Suspensión de la libertad
A Hitler le costó poco convencer a Hindenburg de que existía un complot comunista, que había reunido toneladas de armas y explosivos para destruir la República, y pudo arrancarle la firma del Decreto del Reichstag «Para la protección del Pueblo y del Estado», que suspendía provisionalmente siete artículos constitucionales garantes de la libertad de Prensa, opinión y reunión, del secreto postal, telegráfico y telefónico, la inviolabilidad domiciliaria, la propiedad privada y la propia libertad personal que quedaría bajo el arbitraje policial. Añadía fuertes sanciones económicas e, incluso, la pena de muerte para los culpables de daños a bienes públicos o resistencia a la autoridad. Anonadado por la destrucción del Reichstag y por las exageraciones de Hitler, el anciano presidente firmó en aquel momento el acta de defunción de la Weimar.
Pero a Hitler aún le faltaban dos pasos para alcanzar el poder absoluto: conseguir la mayoría en unas elecciones y terminar con todas las cortapisas al poder dictatorial, Parlamento y Tribunales. Convocó elecciones generales para el 5 de marzo. Con el dinero reunido, la ilegalización del PC y los amplísimos poderes firmados por Hindenburg, los propagandistas nazis lo ocuparon todo y sus matones y policías echaron el resto para amedrentar a los opositores y arrasar en las urnas, pero el electorado les otorgó sólo el 47,2% de los sufragios (43,91 de los escaños). Fue un golpe tremendo superado gracias a los equilibrios de Göbbels, que lo esgrimió como un enorme triunfo añadiendo a sus resultados los del Casco de Acero (6% de los votos, 7,97 de los escaños). ¡Por los pelos, pero la coalición les daba la victoria absoluta! Faltaba el paso final: conseguir del Parlamento una ley de Habilitación (Ley de Autorización o Ley Habilitante), una Ley de Plenos poderes que permitiera al Canciller gobernar por decreto sin responder ante nadie.

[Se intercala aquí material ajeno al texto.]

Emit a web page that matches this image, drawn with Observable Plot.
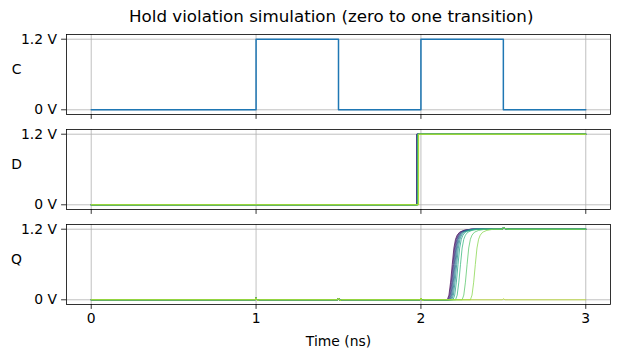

El 23 de marzo el nuevo Parlamento se reunió en el teatro de la Krolloper rodeado por centenares de SS que controlaban el acceso de diputados, periodistas, cuerpo diplomático e invitados; millares de agentes de las SA dirigidos por Göbbels, coreaban «Queremos la Ley de Plenos Poderes... o habrá fuego»; y para mayor intimidación, los pasillos estaban llenos de agentes de las SS seleccionados entre los que medían más de 1,85. En la tribuna de honor, ornamentada por una enorme bandera nazi, el presidente del Reichstag, Hermann Göring, se dirigió a los reunidos como «camaradas» y comenzó a recitar el «Despierta, Alemania», canción que desde hacía diez años formaba parte de la parafernalia parda.
Los diputados nazis, en pie, corearon las estrofas ante la inútil indignación de los demás. Al pasar lista se advirtió la ausencia de 81 diputados comunistas y 19 socialdemócratas –detenidos o huidos; por entonces ya estaban internados en los campos de concentración que florecían como hongos en Alemania, unos 15.000 comunistas y socialistas–. Ante las protestas por los encarcelamientos y las peticiones de que fuesen puestos en libertad, el diputado nazi Stoehr, respondió burlonamente que no se podía privar a aquellos diputados de la protección estatal que estaban recibiendo.
441 votos y mentiras
Luego intervino Hitler, recibido por una salva de aplausos y gritos «¡Sieg, Heil! ¡Sieg, Heil!». Reiteró sus argumentos habituales: los errores de la República, el peligro comunista, la conjura del incendio del Reichstag, la excelencia del nacionalsocialismo en el que se encarnaba la superioridad aria, la necesidad de un jefe carismático… Tras un descanso los líderes de la oposición se reunieron para sopesar sus fuerzas: los nazis necesitaban dos tercios de la cámara para conseguir su propósito, lo cual no sería fácil pero tampoco imposible por lo que ofrecieron su apoyo a Hitler a cambio de que retirase la supresión de los derechos individuales de los Decretos del Reichstag. Hitler y Göring se mostraron de acuerdo, comprometiéndose a entregar el compromiso en una carta dirigida a los representantes de los partidos.
Pero cuando se reanudó la sesión, las cartas no habían llegado; Göring aseguró que se retrasaban por las dificultades de acceso al teatro. Finalmente se votó, se contaron los sufragios y Hitler fue investido dictador con el apoyo de 441 votos contra 94: la carta prometida no llegó nunca y los derechos individuales jamás fueron restituidos. Los demócratas alemanes aprendieron que junto a la violencia, la inmoralidad, el autoritarismo, el antisemitismo y antimarxismo, entre las características esenciales del nazismo también se hallaban la mentira y el engaño.